**Requirements**:
Output nothing but the lines from the one with "Emit a web page" through the one with "const W = 1050, H = 602;", including both. Leave the pictures out of the copy.

(Records with drawing code)
-- start --

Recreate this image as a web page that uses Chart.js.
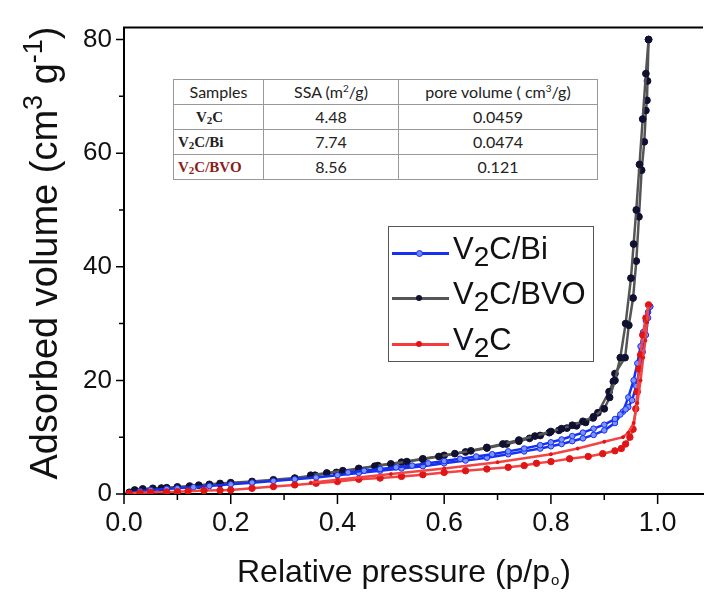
<!DOCTYPE html>
<html>
<head>
<meta charset="utf-8">
<script src="https://cdn.jsdelivr.net/npm/chart.js@4"></script>
<style>
  body{margin:0;background:#fff;}
  #wrap{position:relative;width:708px;height:604px;overflow:hidden;}
  #c{position:absolute;left:0;top:0;}
  #tbl{position:absolute;left:173px;top:79px;border-collapse:collapse;font-family:Lato,"Open Sans",sans-serif;font-size:16px;color:#222;background:#fff;}
  #tbl td{border:1px solid #999;height:24px;padding:0;text-align:center;line-height:24px;}
  #tbl td.s{font-family:"Liberation Serif",serif;font-weight:bold;font-size:15px;text-align:left;padding-left:4px;}
  #tbl sup{font-size:10px;vertical-align:6px;line-height:0;}
  #tbl sub{font-size:11px;vertical-align:-2px;line-height:0;}
  #leg{position:absolute;left:388px;top:226px;width:204px;height:134px;border:1px solid #555;background:#fff;}
  .ln{position:absolute;left:3px;width:57px;height:0;border-top:3px solid;}
  .dot{position:absolute;left:27px;width:6px;height:6px;border-radius:50%;}
  .tx{position:absolute;left:64px;font-family:"Liberation Sans",Arial,sans-serif;font-size:31px;line-height:30px;color:#111;white-space:nowrap;}
  .tx span{font-size:28px;position:relative;top:7px;}
</style>
</head>
<body>
<div id="wrap">
<canvas id="c" width="708" height="604"></canvas>
<table id="tbl">
  <tr><td style="width:89px">Samples</td><td style="width:134px">SSA (m<sup>2</sup>/g)</td><td style="width:198px">pore volume ( cm<sup>3</sup>/g)</td></tr>
  <tr><td class="s" style="padding-left:22px">V<sub>2</sub>C</td><td>4.48</td><td>0.0459</td></tr>
  <tr><td class="s">V<sub>2</sub>C/Bi</td><td>7.74</td><td>0.0474</td></tr>
  <tr><td class="s" style="color:#8b1c1c">V<sub>2</sub>C/BVO</td><td>8.56</td><td>0.121</td></tr>
</table>
<div id="leg">
  <div class="ln" style="top:25px;border-color:#1530f0"></div><div class="dot" style="top:23px;background:#6f86ff;border:1px solid #1530f0;width:5px;height:5px"></div>
  <div class="tx" style="top:7px">V<span>2</span>C/Bi</div>
  <div class="ln" style="top:70px;border-color:#555"></div><div class="dot" style="top:68px;background:#101030"></div>
  <div class="tx" style="top:52px">V<span>2</span>C/BVO</div>
  <div class="ln" style="top:116px;border-color:#f03c3c"></div><div class="dot" style="top:114px;background:#e01515"></div>
  <div class="tx" style="top:98px">V<span>2</span>C</div>
</div>
</div>
<script>
// tick labels
var xMajor=[0,0.2,0.4,0.6,0.8,1.0];
var xMinor=[0.1,0.3,0.5,0.7,0.9];
var yMajor=[0,20,40,60,80];
var yMinor=[10,30,50,70];

// V2C/BVO
var bvoAdsP=[0.01,0.02,0.035,0.054,0.07,0.08,0.1,0.123,0.14,0.16,0.18,0.2,0.24,0.28,0.32,0.358,0.398,0.44,0.476,0.52,0.56,0.6,0.64,0.68,0.717,0.74,0.76,0.78,0.797,0.815,0.83,0.848,0.865,0.879,0.888,0.909,0.917,0.92,0.939,0.946,0.954,0.96,0.965,0.97,0.975,0.978,0.98,0.981,0.983];
var bvoAdsV=[0.3,0.7,0.9,1.0,1.05,1.1,1.25,1.4,1.55,1.7,1.85,2.0,2.2,2.5,2.8,3.3,3.8,4.4,5.0,5.6,6.2,6.8,7.4,8.1,8.8,9.3,9.8,10.3,10.8,11.2,11.6,12.0,12.6,13.4,14.3,18,19.8,21.2,24,29.7,34.5,41,48.8,57,62,67.5,69.3,72.7,80];
var bvoDesP=[0.983,0.978,0.972,0.966,0.96,0.955,0.95,0.94,0.93,0.92,0.91,0.9,0.88,0.86,0.84,0.82,0.8,0.77,0.74,0.71,0.68,0.65,0.62,0.59,0.56,0.53,0.5,0.47,0.44,0.41,0.38,0.35];
var bvoDesV=[80,74,66,58,50,44,38,30,24,20,17,15,13.6,12.8,12.1,11.5,11.0,10.2,9.5,8.8,8.2,7.6,7.1,6.6,6.1,5.7,5.3,4.9,4.5,4.1,3.7,3.3];

// V2C/Bi
var biAdsP=[0.01,0.03,0.05,0.08,0.1,0.13,0.16,0.2,0.24,0.28,0.32,0.36,0.4,0.44,0.48,0.52,0.56,0.6,0.64,0.68,0.72,0.75,0.78,0.8,0.82,0.84,0.86,0.88,0.9,0.92,0.935,0.945,0.955,0.962,0.968,0.973,0.978,0.982,0.986];
var biAdsV=[0.2,0.5,0.7,0.9,1.0,1.2,1.4,1.7,2.0,2.3,2.6,2.9,3.3,3.7,4.1,4.5,4.9,5.4,5.9,6.4,7.0,7.5,8.0,8.4,8.8,9.3,9.8,10.4,11.2,12.5,14.5,17,20,23,26,28.5,30.5,32,33];
var biDesP=[0.986,0.982,0.978,0.972,0.966,0.96,0.952,0.945,0.94,0.93,0.92,0.9,0.88,0.86,0.84,0.82,0.8,0.78,0.75,0.72,0.69,0.66,0.63,0.6,0.57,0.54,0.51,0.48,0.45,0.42];
var biDesV=[33,31,28,25,22,19,16.5,15.3,14.9,14,13.2,12.2,11.5,10.8,10.2,9.6,9.1,8.6,8.0,7.5,7.0,6.6,6.2,5.8,5.4,5.0,4.7,4.4,4.1,3.8];

// V2C
var vcAdsP=[0.01,0.03,0.05,0.08,0.1,0.12,0.15,0.18,0.2,0.24,0.28,0.32,0.36,0.4,0.44,0.48,0.52,0.56,0.6,0.64,0.68,0.72,0.75,0.773,0.8,0.835,0.87,0.897,0.92,0.932,0.94,0.948,0.954,0.959,0.962,0.965,0.968,0.972,0.978,0.983];
var vcAdsV=[0.1,0.2,0.3,0.35,0.4,0.5,0.6,0.65,0.7,1.0,1.3,1.6,1.9,2.2,2.6,2.8,3.1,3.4,3.8,4.1,4.4,4.7,5.0,5.4,5.7,6.2,6.6,7.1,7.6,8.0,8.8,10,11.4,15,18,22,24.5,28,31,33.3];
var vcDesP=[0.983,0.98,0.977,0.973,0.968,0.962,0.955,0.945,0.935,0.9,0.85,0.8,0.7,0.6,0.5,0.4,0.35];
var vcDesV=[33.3,30.2,27,24,20,16,12.5,10.8,10,9.2,8.0,7.0,5.6,4.5,3.5,2.5,2.0];

function pts(px,vy){
  var r=[];
  for(var i=0;i<px.length;i++) r.push({x:px[i],y:vy[i]});
  return r;
}

function serie(data,line,fill,border,rad){
  return {data:data,showLine:true,borderColor:line,borderWidth:2.5,pointRadius:rad,
    pointBackgroundColor:fill,pointBorderColor:border,pointBorderWidth:1,tension:0};
}

var decor={
  id:'decor',
  afterDraw:function(chart){
    var ctx=chart.ctx,a=chart.chartArea,xs=chart.scales.x,ys=chart.scales.y;
    ctx.save();
    ctx.strokeStyle='#000';
    ctx.lineWidth=2;
    ctx.beginPath();ctx.moveTo(a.left-1,a.top);ctx.lineTo(a.right,a.top);ctx.stroke();
    ctx.lineWidth=1.5;
    ctx.beginPath();
    xMajor.forEach(function(v){var x=xs.getPixelForValue(v);ctx.moveTo(x,a.bottom);ctx.lineTo(x,a.bottom+10);});
    xMinor.forEach(function(v){var x=xs.getPixelForValue(v);ctx.moveTo(x,a.bottom);ctx.lineTo(x,a.bottom+6);});
    yMajor.forEach(function(v){var y=ys.getPixelForValue(v);ctx.moveTo(a.left,y);ctx.lineTo(a.left-8,y);});
    yMinor.forEach(function(v){var y=ys.getPixelForValue(v);ctx.moveTo(a.left,y);ctx.lineTo(a.left-5,y);});
    ctx.stroke();

    // x title
    ctx.fillStyle='#111';
    ctx.textBaseline='alphabetic';
    ctx.textAlign='left';
    var big='32px "Liberation Sans", Arial, sans-serif', sm='15px "Liberation Sans", Arial, sans-serif';
    ctx.font=big;
    var t1='Relative pressure (p/p', t3=')';
    var w1=ctx.measureText(t1).width, w3=ctx.measureText(t3).width;
    ctx.font=sm; var w2=ctx.measureText('o').width+2;
    var x0=404-(w1+w2+w3)/2, yb=582;
    ctx.font=big; ctx.fillText(t1,x0,yb);
    ctx.font=sm; ctx.fillText('o',x0+w1+1,yb+3);
    ctx.font=big; ctx.fillText(t3,x0+w1+w2,yb);

    // y title
    ctx.save();
    ctx.translate(57,253);
    ctx.rotate(-Math.PI/2);
    var yb1='38px "Liberation Sans", Arial, sans-serif';
    var s1='Adsorbed volume (cm', s2='3', s3=' g', s4='-1', s5=')';
    var sup='27px "Liberation Sans", Arial, sans-serif';
    ctx.font=yb1; var a1=ctx.measureText(s1).width, a3=ctx.measureText(s3).width, a5=ctx.measureText(s5).width;
    ctx.font=sup; var a2=ctx.measureText(s2).width, a4=ctx.measureText(s4).width;
    var tot=a1+a2+a3+a4+a5, xx=-tot/2;
    ctx.font=yb1; ctx.fillText(s1,xx,0); xx+=a1;
    ctx.font=sup; ctx.fillText(s2,xx,-15); xx+=a2;
    ctx.font=yb1; ctx.fillText(s3,xx,0); xx+=a3;
    ctx.font=sup; ctx.fillText(s4,xx,-15); xx+=a4;
    ctx.font=yb1; ctx.fillText(s5,xx,0);
    ctx.restore();
    ctx.restore();
  }
};

new Chart(document.getElementById('c'),{
  type:'scatter',
  data:{datasets:[
    serie(pts(vcDesP,vcDesV),'#f24444','#e01515','#e01515',1.5),
    serie(pts(vcAdsP,vcAdsV),'#f24444','#e01515','#e01515',3.2),
    serie(pts(biDesP,biDesV),'#1530f0','#7d93ff','#1530f0',2.8),
    serie(pts(biAdsP,biAdsV),'#1530f0','#7d93ff','#1530f0',2.8),
    serie(pts(bvoDesP,bvoDesV),'#555555','#101030','#101030',3.4),
    serie(pts(bvoAdsP,bvoAdsV),'#555555','#101030','#101030',3.4)
  ]},
  options:{
    responsive:false,
    animation:false,
    layout:{padding:{top:21,right:0,left:0,bottom:0}},
    plugins:{legend:{display:false},tooltip:{enabled:false}},
    scales:{
      x:{type:'linear',min:0,max:1.085,
        grid:{display:true,drawOnChartArea:false,drawTicks:false},
        border:{display:true,color:'#000',width:2},
        afterBuildTicks:function(s){s.ticks=xMajor.map(function(v){return {value:v};});},
        afterFit:function(s){s.height=110;},
        ticks:{padding:13,color:'#111',font:{family:'"Liberation Sans", Arial, sans-serif',size:27},
          callback:function(v){return v.toFixed(1);}}
      },
      y:{type:'linear',min:0,max:82.1,
        grid:{display:true,drawOnChartArea:false,drawTicks:false},
        border:{display:true,color:'#000',width:2},
        afterBuildTicks:function(s){s.ticks=yMajor.map(function(v){return {value:v};});},
        afterFit:function(s){s.width=124;},
        ticks:{padding:12,color:'#111',font:{family:'"Liberation Sans", Arial, sans-serif',size:26}}
      }
    }
  },
  plugins:[decor]
});
</script>
</body>
</html>
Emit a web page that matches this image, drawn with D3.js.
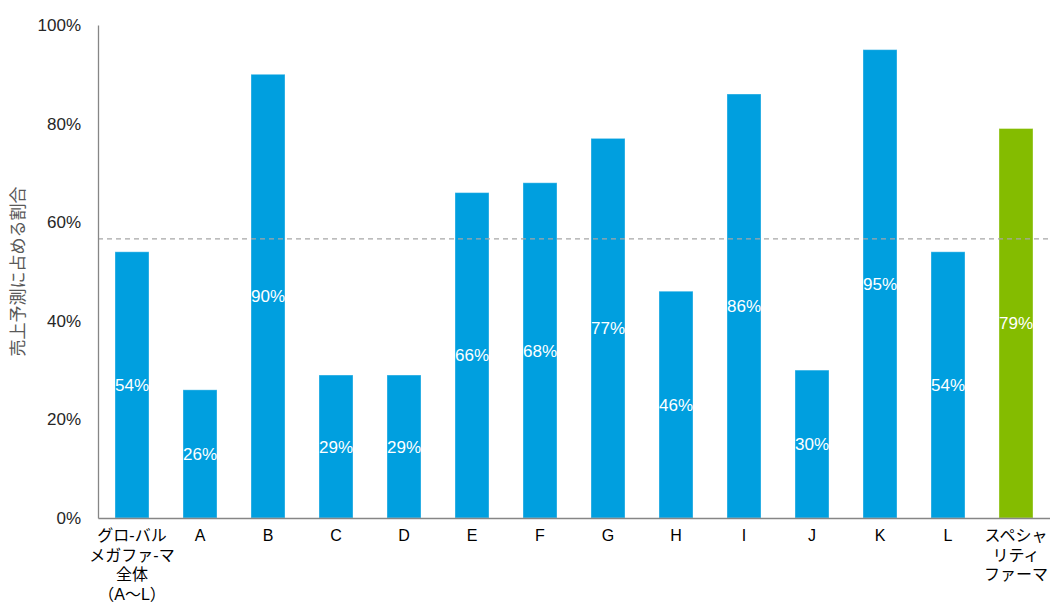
<!DOCTYPE html>
<html>
<head>
<meta charset="utf-8">
<script src="https://cdn.jsdelivr.net/npm/d3@7"></script>
<style>
  html, body { margin: 0; padding: 0; background: #fff; }
  svg { display: block; }
  text { font-family: "Liberation Sans", Arial, "Noto Sans CJK JP", sans-serif; }
</style>
</head>
<body>
<svg id="chart" width="1050" height="602"></svg>
<script>
// Categories (multi-line labels split on "\n")
const categories = [
  "グロ-バル\nメガファ-マ\n全体\n（A～L）",
  "A", "B", "C", "D", "E", "F", "G", "H", "I", "J", "K", "L",
  "スペシャ\nリティ\nファーマ"
];
// Share of forecast sales (%)
const values = [54, 26, 90, 29, 29, 66, 68, 77, 46, 86, 30, 95, 54, 79];
// Which bars belong to the specialty group
const groups = ["mega","mega","mega","mega","mega","mega","mega","mega","mega","mega","mega","mega","mega","specialty"];
// Reference line (%)
const referenceLine = [56.6];
// Y tick labels
const yTicks = [0, 20, 40, 60, 80, 100];
const yTitle = "売上予測に占める割合";

const svg = d3.select("#chart");
const margin = { left: 98, right: 0, top: 25, bottom: 84 };
const W = 1050, H = 602;

const x = d3.scaleBand()
  .domain(d3.range(categories.length))
  .range([margin.left, W - margin.right])
  .paddingInner(0.5)
  .paddingOuter(0.25);

const y = d3.scaleLinear()
  .domain([0, 100])
  .range([H - margin.bottom, margin.top]);

const colors = { mega: "#009FDF", specialty: "#84BC00" };

// Bars
svg.append("g")
  .selectAll("rect")
  .data(values)
  .join("rect")
  .attr("x", (d, i) => x(i))
  .attr("y", d => y(d))
  .attr("width", x.bandwidth())
  .attr("height", d => y(0) - y(d))
  .attr("fill", (d, i) => colors[groups[i]])
  .attr("stroke", "rgba(255,255,255,0.35)")
  .attr("stroke-width", 1);

// Value labels, centred in each bar
svg.append("g")
  .selectAll("text")
  .data(values)
  .join("text")
  .attr("x", (d, i) => x(i) + x.bandwidth() / 2)
  .attr("y", d => (y(d) + y(0)) / 2)
  .attr("dy", "0.36em")
  .attr("text-anchor", "middle")
  .attr("fill", "#fff")
  .attr("font-size", 17)
  .text(d => d + "%");

// Dashed reference line
svg.append("g")
  .selectAll("line")
  .data(referenceLine)
  .join("line")
  .attr("x1", margin.left)
  .attr("x2", W)
  .attr("y1", d => y(d))
  .attr("y2", d => y(d))
  .attr("stroke", "#A6A6A6")
  .attr("stroke-width", 1.3)
  .attr("stroke-dasharray", "5,4");

// Y axis
const yAxis = svg.append("g")
  .attr("transform", `translate(${margin.left},0)`)
  .call(d3.axisLeft(y).tickValues(yTicks).tickSize(0).tickPadding(17).tickFormat(d => d + "%"));
yAxis.select(".domain").attr("stroke", "#868686").attr("stroke-width", 1.3);
yAxis.selectAll("text")
  .attr("font-size", 17)
  .attr("fill", "#262626")
  .attr("font-family", "'Liberation Sans', Arial, sans-serif");

// X axis
const xAxis = svg.append("g")
  .attr("transform", `translate(0,${y(0)})`)
  .call(d3.axisBottom(x).tickSize(0).tickFormat(""));
xAxis.select(".domain").attr("stroke", "#868686").attr("stroke-width", 1.3);

// Multi-line category labels
xAxis.selectAll(".tick").each(function(d) {
  const lines = categories[d].split("\n");
  const t = d3.select(this).append("text")
    .attr("text-anchor", "middle")
    .attr("fill", "#000")
    .attr("font-size", 16)
    .attr("font-family", "'Liberation Sans', Arial, 'Noto Sans CJK JP', sans-serif");
  lines.forEach((ln, k) => {
    t.append("tspan")
      .attr("x", 0)
      .attr("y", 23 + k * 19.5)
      .text(ln);
  });
});

// Y axis title
svg.append("text")
  .attr("transform", `translate(24,${(y(0) + y(100)) / 2}) rotate(-90)`)
  .attr("text-anchor", "middle")
  .attr("fill", "#595959")
  .attr("font-size", 17)
  .attr("font-family", "'Noto Sans CJK JP', sans-serif")
  .text(yTitle);
</script>
</body>
</html>
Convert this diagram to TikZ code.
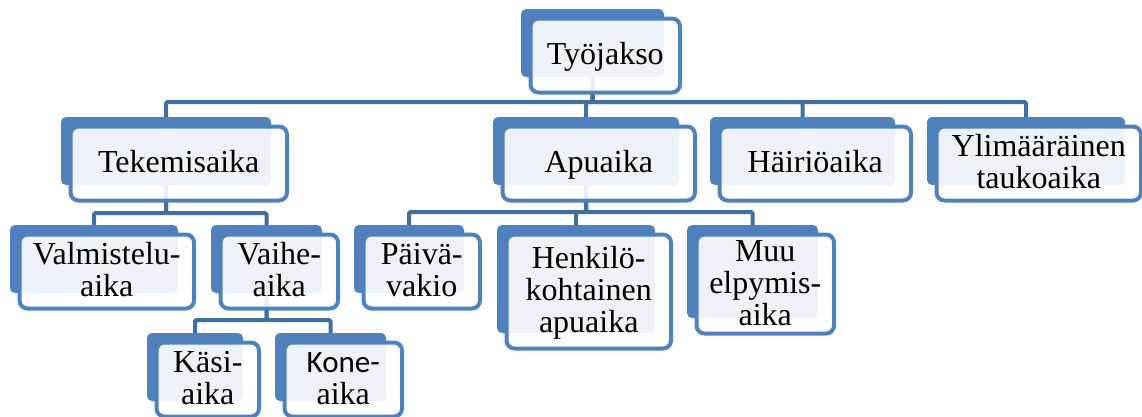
\documentclass[tikz,border=0pt]{standalone}
\usepackage{fontspec}
\setmainfont{Liberation Serif}
\newfontfamily\calib{Carlito}
\usetikzlibrary{fit}
\definecolor{acc}{HTML}{4F81BD}
\definecolor{conc}{HTML}{41709F}
\tikzset{
  backbox/.style={fill=acc, rounded corners=5pt, inner sep=0pt, outer sep=0pt},
  frontbox/.style={draw=acc, line width=4pt, fill=white, fill opacity=0.9, rounded corners=8pt, inner sep=0pt, outer sep=0pt},
  txt/.style={align=center, inner sep=0pt, font=\fontsize{32}{32}\selectfont, text=black},
  conn/.style={draw=conc, line width=4pt, rounded corners=1.5pt}
}
\newcommand\bk[5]{\node[backbox,minimum width=#4,minimum height=#5] (#1b) at (#2,#3) {};}
\newcommand\fr[2]{%
  \node[frontbox, fit={([shift={(9.5,9.5)}]#1b.north west) ([shift={(16,15.5)}]#1b.south east)}] (#1f) {};
  \node[txt] (#1t) at ([yshift=-3pt]#1f.center) {#2};}
\begin{document}
\begin{tikzpicture}[x=1pt,y=-1pt]
\useasboundingbox (0,0) rectangle (1142,416);
% back boxes
\bk{tyo}{592.5}{43}{143}{68}
\bk{tek}{166}{151}{210}{68}
\bk{apu}{586}{151}{186}{68}
\bk{hai}{802.5}{151}{185}{68}
\bk{yli}{1026}{151}{198}{68}
\bk{val}{94}{259}{168}{68}
\bk{vai}{266.5}{259}{111}{68}
\bk{pai}{409}{259}{110}{68}
\bk{hen}{576}{279}{158}{108}
\bk{muu}{752.5}{271.5}{131}{93}
\bk{kas}{195}{367}{96}{68}
\bk{kon}{330.5}{367}{111}{68}
% bus levels
\coordinate (bus1) at (0,102);
\coordinate (bus2) at (0,213);
\coordinate (bus3) at (0,212);
\coordinate (bus4) at (0,320);
% connectors
\foreach \c in {tek,apu,hai,yli}
  \draw[conn] (tyob.south) -- (tyob.south |- bus1) -| (\c b.north);
\foreach \c in {val,vai}
  \draw[conn] (tekb.south) -- (tekb.south |- bus2) -| (\c b.north);
\foreach \c in {pai,hen,muu}
  \draw[conn] (apub.south) -- (apub.south |- bus3) -| (\c b.north);
\foreach \c in {kas,kon}
  \draw[conn] (vaib.south) -- (vaib.south |- bus4) -| (\c b.north);
% front boxes with text
\fr{tyo}{\strut Työjakso}
\fr{tek}{\strut Tekemisaika}
\fr{apu}{\strut Apuaika}
\fr{hai}{\strut Häiriöaika}
\fr{yli}{\strut Ylimääräinen\\\strut taukoaika}
\fr{val}{\strut Valmistelu-\\\strut aika}
\fr{vai}{\strut Vaihe-\\\strut aika}
\fr{pai}{\strut Päivä-\\\strut vakio}
\fr{hen}{\strut Henkilö-\\\strut kohtainen\\\strut apuaika}
\fr{muu}{\strut Muu\\\strut elpymis-\\\strut aika}
\fr{kas}{\strut Käsi-\\\strut aika}
\fr{kon}{\calib\fontsize{31}{32}\selectfont\strut Kone-\\\strut aika}
\end{tikzpicture}
\end{document}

-- end --

**Result of the task**:
Emit a web page that matches this image, drawn with D3.js.
<!DOCTYPE html>
<html>
<head>
<meta charset="utf-8">
<script src="https://cdn.jsdelivr.net/npm/d3@7"></script>
<style>
  html, body { margin: 0; padding: 0; background: #fff; }
  svg { display: block; }
  text { font-family: "Liberation Sans", Arial, "Noto Sans CJK JP", sans-serif; }
</style>
</head>
<body>
<svg id="chart" width="1050" height="602"></svg>
<script>
// Categories (multi-line labels split on "\n")
const categories = [
  "グロ-バル\nメガファ-マ\n全体\n（A～L）",
  "A", "B", "C", "D", "E", "F", "G", "H", "I", "J", "K", "L",
  "スペシャ\nリティ\nファーマ"
];
// Share of forecast sales (%)
const values = [54, 26, 90, 29, 29, 66, 68, 77, 46, 86, 30, 95, 54, 79];
// Which bars belong to the specialty group
const groups = ["mega","mega","mega","mega","mega","mega","mega","mega","mega","mega","mega","mega","mega","specialty"];
// Reference line (%)
const referenceLine = [56.6];
// Y tick labels
const yTicks = [0, 20, 40, 60, 80, 100];
const yTitle = "売上予測に占める割合";

const svg = d3.select("#chart");
const margin = { left: 98, right: 0, top: 25, bottom: 84 };
const W = 1050, H = 602;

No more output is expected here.